We started down the trail and soon were rewarded by several views down into the steep ravine from the cliff top. There were what remained of benches made out of logs at each lookout but they were no longer functional. At one of the lookouts we could hear the sound of the water below getting louder. From the height of the trail and with the bushes blocking the view it was hard to figure confirm whether this was a waterfall or just a set of rapids. We could see a rocky outcrop on the other side with a bench on the top. After watching a youtube video I now think it was the Cruickshank pool. Now I have to figure out how to get to the other side.
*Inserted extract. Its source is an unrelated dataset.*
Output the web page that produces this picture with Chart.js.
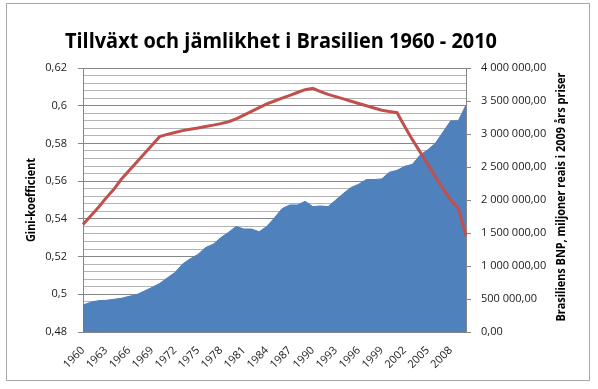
<!DOCTYPE html>
<html>
<head>
<meta charset="utf-8">
<script src="https://cdn.jsdelivr.net/npm/chart.js@4.4.1/dist/chart.umd.min.js"></script>
<style>
  html, body { margin: 0; padding: 0; background: #fff; }
  #wrap { position: relative; width: 598px; height: 389px; overflow: hidden; }
  #frame { position: absolute; left: 6px; top: 3px; width: 584px; height: 378px; border: 1px solid #a6a6a6; box-sizing: border-box; }
  canvas { position: absolute; left: 0; top: 0; }
</style>
</head>
<body>
<div id="wrap">
  <div id="frame"></div>
  <canvas id="chart" width="598" height="389"></canvas>
</div>
<script>
/* Tillväxt och jämlikhet i Brasilien — Gini (left) vs BNP (right) */

const mainTitle = 'Tillväxt och jämlikhet i Brasilien 1960 - 2010';
const leftTitle = 'Gini-koefficient';
const rightTitle = 'Brasiliens BNP, miljoner reais i 2009 års priser';

const years = [
  '1960','1961','1962','1963','1964','1965','1966','1967','1968','1969',
  '1970','1971','1972','1973','1974','1975','1976','1977','1978','1979',
  '1980','1981','1982','1983','1984','1985','1986','1987','1988','1989',
  '1990','1991','1992','1993','1994','1995','1996','1997','1998','1999',
  '2000','2001','2002','2003','2004','2005','2006','2007','2008','2009',
  '2010'
];

// Gini-koefficient (left axis)
const gini = [
  0.537, 0.5415, 0.546, 0.551, 0.5555, 0.561, 0.5655, 0.570, 0.5745, 0.579,
  0.5836, 0.5848, 0.5858, 0.5868, 0.5875, 0.5882, 0.589, 0.5897, 0.5905, 0.5915,
  0.593, 0.595, 0.597, 0.599, 0.601, 0.6025, 0.604, 0.6055, 0.607, 0.6085,
  0.6092, 0.6075, 0.606, 0.6048, 0.6036, 0.6024, 0.6012, 0.600, 0.5988, 0.5976,
  0.5969, 0.5963, 0.589, 0.582, 0.5755, 0.569, 0.5625, 0.556, 0.550, 0.5455,
  0.531
];

// BNP, miljoner reais (right axis)
const bnp = [
  410000, 450000, 475000, 480000, 495000, 510000, 540000, 565000, 620000, 675000,
  735000, 820000, 900000, 1030000, 1110000, 1175000, 1280000, 1330000, 1430000, 1510000,
  1600000, 1560000, 1560000, 1520000, 1600000, 1730000, 1870000, 1925000, 1925000, 1980000,
  1900000, 1910000, 1900000, 2000000, 2100000, 2190000, 2240000, 2310000, 2310000, 2320000,
  2420000, 2450000, 2510000, 2540000, 2680000, 2760000, 2860000, 3030000, 3200000, 3200000,
  3440000
];

const tickFont = { family: '"Open Sans", "Liberation Sans", sans-serif', size: 11 };
const textColor = '#1a1a1a';
const axisColor = '#868686';
const minorColor = '#b4b4b4';

function isMajor(v) {
  const r = v / 0.02;
  return Math.abs(r - Math.round(r)) < 1e-6;
}

function fmtGini(v) {
  return String(+v.toFixed(2)).replace('.', ',');
}

function fmtBnp(v) {
  return Math.round(v).toString().replace(/\B(?=(\d{3})+(?!\d))/g, ' ') + ',00';
}

// draw text squeezed to the width it takes in the original
function drawFit(ctx, text, font, x, y, w, rot) {
  ctx.save();
  ctx.font = font;
  ctx.fillStyle = '#000';
  ctx.textAlign = 'center';
  ctx.textBaseline = 'middle';
  ctx.translate(x, y);
  ctx.rotate(rot);
  const m = ctx.measureText(text).width;
  ctx.scale(Math.min(1, w / m), 1);
  ctx.fillText(text, 0, 0);
  ctx.restore();
}

const titles = {
  id: 'titles',
  afterDraw(chart) {
    const ctx = chart.ctx;
    const a = chart.chartArea;
    const mid = (a.top + a.bottom) / 2;
    drawFit(ctx, mainTitle, 'bold 21px "Open Sans"', 281, 42, 432, 0);
    drawFit(ctx, leftTitle, 'bold 12px "Open Sans"', 32, mid, 84, -Math.PI / 2);
    drawFit(ctx, rightTitle, 'bold 12px "Open Sans"', 562, mid - 3, 249, -Math.PI / 2);
  }
};

new Chart(document.getElementById('chart').getContext('2d'), {
  type: 'line',
  data: {
    labels: years,
    datasets: [
      {
        label: 'Gini',
        data: gini,
        yAxisID: 'y',
        borderColor: '#c0504d',
        borderWidth: 3,
        pointRadius: 0,
        tension: 0,
        fill: false,
        order: 0
      },
      {
        label: 'BNP',
        data: bnp,
        yAxisID: 'y1',
        borderColor: '#4f81bd',
        backgroundColor: '#4f81bd',
        borderWidth: 1,
        pointRadius: 0,
        tension: 0,
        fill: 'origin',
        order: 1
      }
    ]
  },
  options: {
    responsive: false,
    animation: false,
    devicePixelRatio: 1,
    layout: { padding: { top: 68, left: 0, right: 0, bottom: 0 } },
    plugins: {
      legend: { display: false },
      tooltip: { enabled: false },
      title: { display: false }
    },
    scales: {
      x: {
        grid: { display: false },
        border: { color: axisColor },
        ticks: {
          autoSkip: false,
          maxRotation: 45,
          minRotation: 45,
          padding: 4,
          font: tickFont,
          color: textColor,
          callback: (v, i) => (i % 3 === 0 ? years[i] : '')
        },
        afterFit(s) { s.height = 57; }
      },
      y: {
        position: 'left',
        min: 0.48,
        max: 0.62,
        ticks: {
          stepSize: 0.004,
          maxTicksLimit: 60,
          autoSkip: false,
          padding: 11,
          font: tickFont,
          color: textColor,
          callback: v => (isMajor(v) ? fmtGini(v) : '')
        },
        grid: {
          tickLength: 5,
          color: c => (isMajor(c.tick.value) ? axisColor : minorColor),
          tickColor: c => (isMajor(c.tick.value) ? axisColor : 'rgba(0,0,0,0)')
        },
        border: { color: axisColor },
        afterFit(s) { s.width = 83; }
      },
      y1: {
        position: 'right',
        min: 0,
        max: 4000000,
        ticks: {
          stepSize: 500000,
          padding: 10,
          font: tickFont,
          color: textColor,
          callback: v => fmtBnp(v)
        },
        grid: { drawOnChartArea: false, tickLength: 5, color: axisColor },
        border: { color: axisColor },
        afterFit(s) { s.width = 132; }
      }
    }
  },
  plugins: [titles]
});
</script>
</body>
</html>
The trail eventually descended downhill towards the stream. The trail came close to the stream near a bend in the stream and you could see down the stream for quite a distance. My father had told me that the waterfall was down around this turn but it looked like it opened up and flattened out. I turned around when I heard something make a noise in the bushes next to my son. I caught a glimpse of partridge just behind a small bush. The kids were able to see if before it flew. My son was pretty excited since it was the first partridge he had ever seen. He said it looked nothing like a rooster!
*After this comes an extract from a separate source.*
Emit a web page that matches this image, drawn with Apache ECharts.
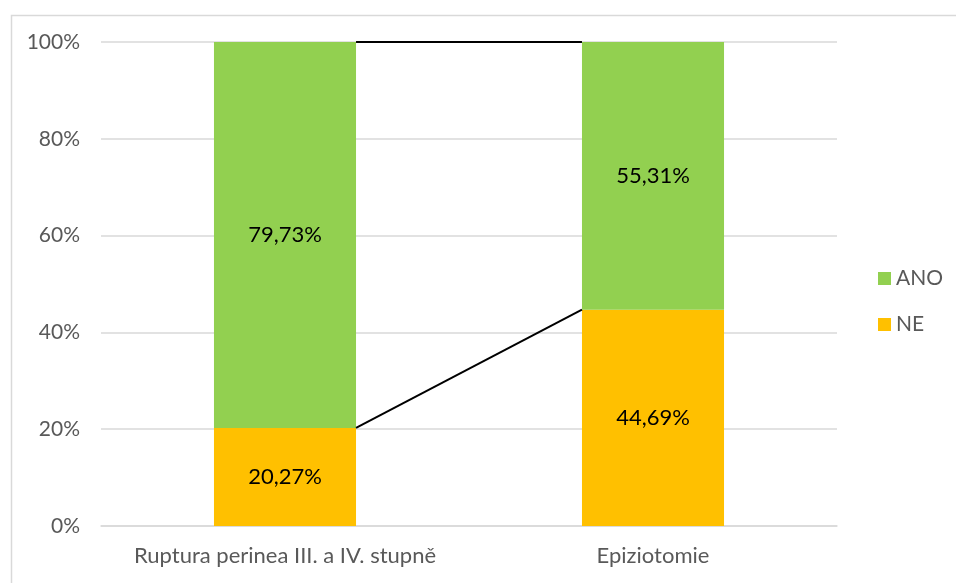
<!DOCTYPE html>
<html>
<head>
<meta charset="utf-8">
<script src="https://cdn.jsdelivr.net/npm/echarts@6/dist/echarts.min.js"></script>
<style>html,body{margin:0;padding:0;background:#fff}#c{width:956px;height:583px}</style>
</head>
<body>
<div id="c"></div>
<script>
var categories = ['Ruptura perinea III. a IV. stupně', 'Epiziotomie'];
var neValues = [20.27, 44.69];
var anoValues = [79.73, 55.31];
var yTicks = [0, 20, 40, 60, 80, 100];

var FONT = 'Lato';
var BAR_FRAC = 0.386;

function fmt(v) { return v.toFixed(2).replace('.', ',') + '%'; }

// series-line data: [category index, value at cat0 top, value at cat1 top]
var lineData = [
  [0, neValues[0], neValues[1]],
  [0, neValues[0] + anoValues[0], neValues[1] + anoValues[1]]
];

var chart = echarts.init(document.getElementById('c'));
chart.setOption({
  backgroundColor: '#fff',
  animation: false,
  graphic: [{
    type: 'rect', left: 9, top: 13, z: -1,
    shape: { width: 1000, height: 700 },
    style: { fill: 'none', stroke: '#d9d9d9', lineWidth: 1.5 }
  }],
  grid: { left: 101, right: 119, top: 42, bottom: 57, containLabel: false },
  legend: {
    orient: 'vertical', left: 873, top: 263,
    data: ['ANO', 'NE'], itemWidth: 13, itemHeight: 13, itemGap: 25,
    icon: 'rect',
    textStyle: { fontFamily: FONT, fontSize: 21, lineHeight: 20, color: '#595959' }
  },
  xAxis: {
    type: 'category', data: categories,
    axisTick: { show: false },
    axisLine: { show: true, lineStyle: { color: '#d9d9d9', width: 1.5 } },
    axisLabel: { interval: 0, hideOverlap: false, fontFamily: FONT, fontSize: 22, color: '#595959', margin: 19 }
  },
  yAxis: {
    type: 'value', min: yTicks[0], max: yTicks[yTicks.length - 1], interval: 20,
    axisLine: { show: false }, axisTick: { show: false },
    splitLine: { lineStyle: { color: '#d9d9d9', width: 1.5 } },
    axisLabel: { fontFamily: FONT, fontSize: 21, color: '#595959', margin: 21,
      formatter: function (v) { return v + '%'; } }
  },
  series: [
    {
      name: 'NE', type: 'bar', stack: 's', data: neValues, barWidth: (BAR_FRAC * 100) + '%',
      itemStyle: { color: '#FFC000' },
      label: { show: true, position: 'inside', color: '#000', fontFamily: FONT, fontSize: 22,
        formatter: function (p) { return fmt(p.value); } }
    },
    {
      name: 'ANO', type: 'bar', stack: 's', data: anoValues, barWidth: (BAR_FRAC * 100) + '%',
      itemStyle: { color: '#92D050' },
      label: { show: true, position: 'inside', color: '#000', fontFamily: FONT, fontSize: 22,
        formatter: function (p) { return fmt(p.value); } }
    },
    {
      type: 'custom', name: 'lines', data: lineData, z: 5,
      encode: { x: 0, y: 1 },
      renderItem: function (params, api) {
        var p1 = api.coord([0, api.value(1)]);
        var p2 = api.coord([1, api.value(2)]);
        var half = api.size([1, 0])[0] * BAR_FRAC / 2;
        return {
          type: 'line',
          shape: { x1: p1[0] + half, y1: p1[1], x2: p2[0] - half, y2: p2[1] },
          style: { stroke: '#000', lineWidth: 2 }
        };
      }
    }
  ]
});
</script>
</body>
</html>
The trail climbed a small hill and then came out on a forestry road. I wanted to see if the trail continued further down the road but it was getting late so we had to get back. We figured the road would be easier walking. I thought I knew how it looped back towards the car but it was much less direct than I expected. At about the halfway mark my daughter was startled by almost stepping on a large garter snake. She said she thought it was a stick until she saw that it had eyes. The kids were fascinated by it. I got a few pictures before it got bored with us and slithered into the grass along the road. My son followed it until he couldn’t see it anymore.
We eventually made it back to the car. We then drove to a bridge upstream where there was another geocache. Once we realized it would mean more walking we decided against it. We returned to the Wayerton Bridge to find the geocache we had passed earlier. After some searching, and many quizzical looks from the salmon fishermen below the bridge, we found the geocache. It was full of old rusty fishing hooks but when geocaching with kids everything is treasure. We left a small rubber ball in the bag with the fish hooks and then drove home. We would have to leave the rest of the Crown Reserve Trails to explore another day.